In VPC mode, all 5 tests pass.
Infrastructure Setup with CDK
To use VPC mode, you need to create a VPC meeting HealthOmics requirements and a HealthOmics Configuration. The HealthOmicsVpc CDK L3 Construct simplifies this process.
This CDK Construct creates everything with a single cdk deploy:
- VPC: Public/private subnets automatically placed in HealthOmics-supported AZs
- NAT Gateway: Choose development (1) or production (1 per AZ) mode
- Security Group: Least privilege principle (outbound HTTPS 443 only)
- S3 Gateway Endpoint: No data transfer cost for same-region S3 access
- VPC Flow Logs: Automatically sent to CloudWatch Logs
- HealthOmics Configuration: Automatically created and lifecycle-managed via Custom Resource
Usage Example
import { HealthOmicsVpc } from './lib';
new HealthOmicsVpc(stack, 'HealthOmicsVpc', {
networkingConfigurationName: 'my-vpc-config',
deploymentMode: 'development', // 1 NAT GW (cost savings)
vpcEndpoints: ['s3'], // S3 Gateway endpoint
});
Deployment Steps
# Set environment variables
export AWS_REGION=us-east-1
export AWS_ACCOUNT_ID=$(aws sts get-caller-identity --query Account --output text)
# CDK deployment
cd healthomics-vpc-cdk-main
npm install
npx cdk bootstrap aws://${AWS_ACCOUNT_ID}/${AWS_REGION}
npx cdk deploy --require-approval never
Once the Configuration reaches ACTIVE status (approximately 5 minutes), you can run workflows in VPC mode.
Running Workflows
RESTRICTED Mode (Default)
aws omics start-run \
--workflow-id <WORKFLOW_ID> \
--role-arn <ROLE_ARN> \
--output-uri s3://my-bucket/output/ \
--parameters '{"output_s3_uri": "s3://my-bucket/report.json"}'
VPC Mode
aws omics start-run \
--workflow-id <WORKFLOW_ID> \
--role-arn <ROLE_ARN> \
--output-uri s3://my-bucket/output/ \
--networking-mode VPC \
--configuration-name my-vpc-config \
--parameters '{
"output_s3_uri": "s3://my-bucket/report.json",
"cross_region_s3_uri": "s3://bucket-in-other-region/data.txt"
}'
The only difference is the addition of --networking-mode VPC and --configuration-name.
Things to Know
ECR Image Configuration
HealthOmics only supports ECR private repository images.
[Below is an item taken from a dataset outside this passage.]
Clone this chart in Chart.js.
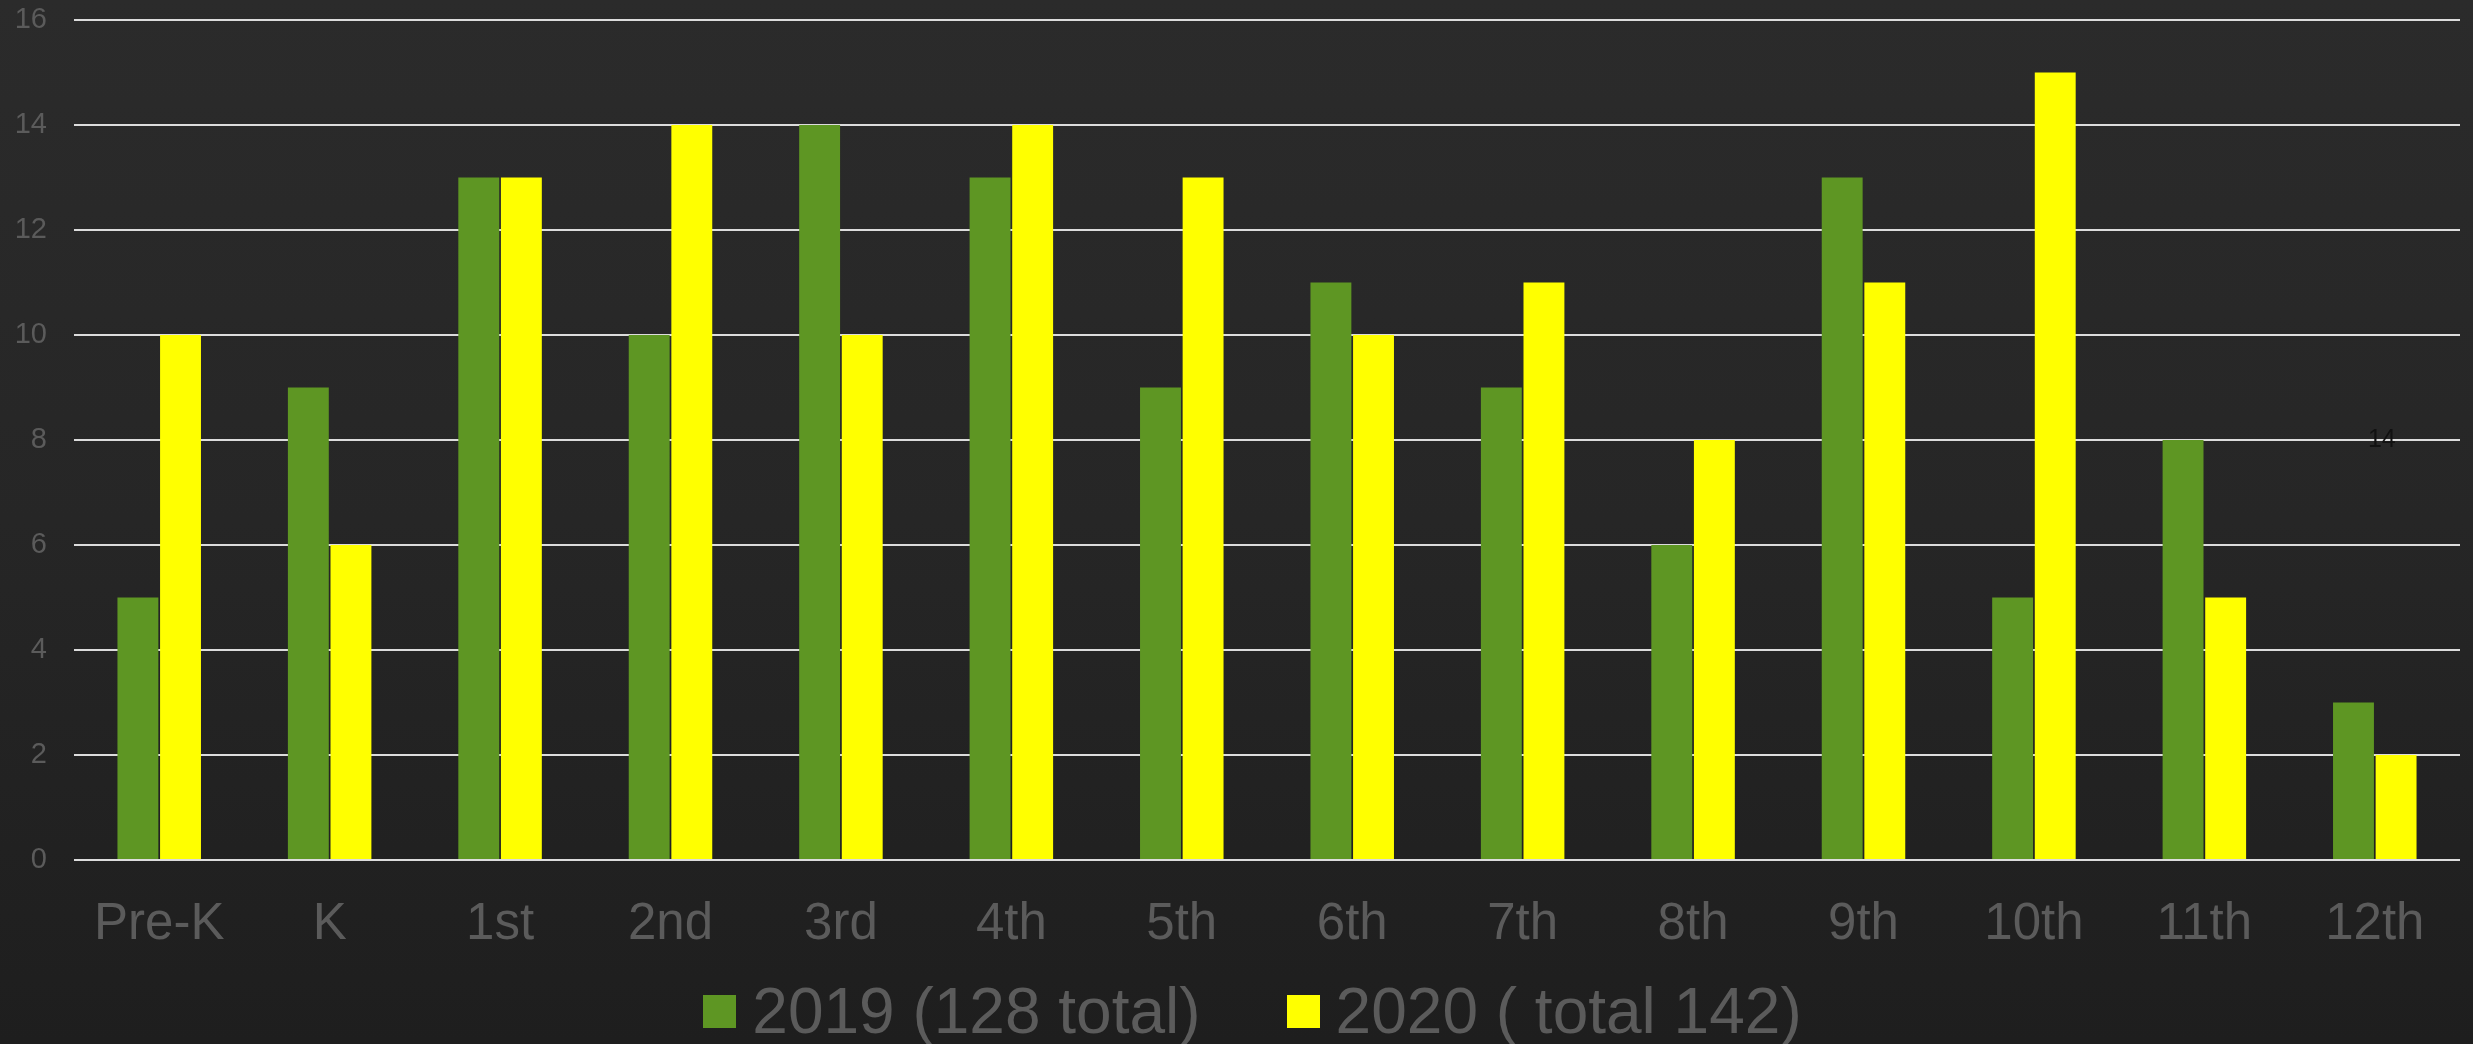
<!DOCTYPE html>
<html>
<head>
<meta charset="utf-8">
<script src="https://cdn.jsdelivr.net/npm/chart.js@4.4.1/dist/chart.umd.min.js"></script>
<style>
  html, body {
    margin: 0;
    padding: 0;
    width: 2473px;
    height: 1044px;
    overflow: hidden;
    background: linear-gradient(180deg, #2b2b2b 0%, #262626 50%, #1e1e1e 100%);
    font-family: 'Liberation Sans', Arial, sans-serif;
  }
  .chart-wrap {
    position: relative;
    width: 2473px;
    height: 960px;
  }
  #grade-legend {
    height: 84px;
    padding-top: 18px;
    padding-left: 32px;
    box-sizing: border-box;
    display: flex;
    justify-content: center;
    align-items: center;
  }
  .legend-item {
    display: flex;
    align-items: center;
    font-size: 64px;
    line-height: 1;
    color: #5b5b5b;
    margin: 0 43px;
    white-space: nowrap;
  }
  .legend-dot {
    display: inline-block;
    width: 33px;
    height: 33px;
    margin-right: 16px;
  }
</style>
</head>
<body>
<div class="chart-wrap"><canvas id="grade-chart"></canvas></div>
<div id="grade-legend"></div>

<script>
const GRADES = ['Pre-K', 'K', '1st', '2nd', '3rd', '4th', '5th', '6th', '7th', '8th', '9th', '10th', '11th', '12th'];
const COUNTS_2019 = [5, 9, 13, 10, 14, 13, 9, 11, 9, 6, 13, 5, 8, 3];
const COUNTS_2020 = [10, 6, 13, 14, 10, 14, 13, 10, 11, 8, 11, 15, 5, 2];
const SERIES_LABELS = ['2019 (128 total)', '2020 ( total 142)'];
const Y_TICKS = { min: 0, max: 16, step: 2 };
// stray label left on the slide
const STRAY_LABEL = { text: '14', category: 13, value: 8 };

const GREEN = '#5e9623';
const YELLOW = '#ffff00';
const FONT = "'Liberation Sans', Arial, sans-serif";

const strayLabel = {
  id: 'strayLabel',
  afterDatasetsDraw(chart) {
    const { ctx, scales } = chart;
    const x = scales.x.getPixelForValue(STRAY_LABEL.category) + 7;
    const y = scales.y.getPixelForValue(STRAY_LABEL.value);
    ctx.save();
    ctx.font = '25px ' + FONT;
    ctx.fillStyle = '#111111';
    ctx.textAlign = 'center';
    ctx.textBaseline = 'middle';
    ctx.fillText(STRAY_LABEL.text, x, y);
    ctx.restore();
  }
};

const canvas = document.getElementById('grade-chart');
new Chart(canvas.getContext('2d'), {
  type: 'bar',
  data: {
    labels: GRADES,
    datasets: [
      {
        label: SERIES_LABELS[0],
        data: COUNTS_2019,
        backgroundColor: GREEN,
        borderWidth: 0,
        categoryPercentage: 0.5,
        barPercentage: 0.96
      },
      {
        label: SERIES_LABELS[1],
        data: COUNTS_2020,
        backgroundColor: YELLOW,
        borderWidth: 0,
        categoryPercentage: 0.5,
        barPercentage: 0.96
      }
    ]
  },
  options: {
    responsive: true,
    maintainAspectRatio: false,
    animation: false,
    layout: { padding: { top: 20, left: 14, right: 13, bottom: 0 } },
    plugins: {
      legend:  { display: false },
      tooltip: { enabled: false }
    },
    scales: {
      x: {
        grid:   { display: false, drawTicks: false },
        border: { display: false },
        ticks: {
          color: '#5b5b5b',
          font: { family: FONT, size: 51 },
          padding: 34,
          maxRotation: 0,
          autoSkip: false
        },
        afterFit(scale) { scale.height = 100; }
      },
      y: {
        min: Y_TICKS.min,
        max: Y_TICKS.max,
        grid:   { color: '#dcdcdc', lineWidth: 2, drawTicks: false },
        border: { display: false },
        ticks: {
          stepSize: Y_TICKS.step,
          color: '#5b5b5b',
          font: { family: FONT, size: 29 },
          padding: 27
        },
        afterFit(scale) {
          scale.width = 60;
          scale.paddingTop = 0;
          scale.paddingBottom = 0;
        }
      }
    }
  },
  plugins: [strayLabel]
});

const legendEl = document.getElementById('grade-legend');
const legendItems = [
  { color: GREEN,  label: SERIES_LABELS[0] },
  { color: YELLOW, label: SERIES_LABELS[1] }
];
legendEl.innerHTML = legendItems.map(item =>
  `<span class="legend-item"><span class="legend-dot" style="background:${item.color};"></span>${item.label}</span>`
).join('');
</script>
</body>
</html>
Docker Hub and Public ECR images cannot be used. In addition to IAM role permissions, you must set an access policy on the ECR repository itself for the omics.amazonaws.com service principal.
aws ecr set-repository-policy \
--repository-name my-repo \
--policy-text '{
"Version": "2012-10-17",
"Statement": [{
"Effect": "Allow",
"Principal": {"Service": "omics.amazonaws.com"},
"Action": [
"ecr:BatchGetImage",
"ecr:GetDownloadUrlForLayer",
"ecr:BatchCheckLayerAvailability"
]
}]
}'
S3 Parameter Validation
HealthOmics validates S3 URIs in workflow parameters at StartRun call time:
- Referenced S3 objects must exist (for output paths, create a placeholder)
- In RESTRICTED mode, S3 buckets must be in the same region
Performance Impact
VPC mode adds approximately 30–60 seconds to startup time due to ENI provisioning. There is no significant difference in workflow task execution time itself.
Cost Considerations
| Resource | Cost | Notes |
|---|---|---|
| NAT Gateway | ~$0.045/hr + data processing | Largest cost component |
| S3 Gateway Endpoint | Free | Same-region S3 access |
| VPC Flow Logs | CloudWatch Logs ingestion cost | Useful for troubleshooting |
For testing or development, use development mode (1 NAT gateway) and clean up resources immediately after testing to avoid unnecessary costs.
Supported Regions
| Region | AZ Count |
|---|---|
| us-east-1 (N. Virginia) | 4 |
| us-west-2 (Oregon) | 3 |
| eu-west-1 (Ireland) | 3 |
| eu-west-2 (London) | 3 |
| eu-central-1 (Frankfurt) | 3 |
| ap-southeast-1 (Singapore) | 3 |
| ap-northeast-2 (Seoul) | 3 |
| il-central-1 (Tel Aviv) | 3 |
Summary
VPC-Connected Workflows significantly expand the network accessibility of HealthOmics workflows. This feature is particularly useful for bioinformatics pipelines that require access to external databases, API calls, or cross-region data. Using the CDK L3 Construct, you can complete the complex VPC infrastructure setup with a single command.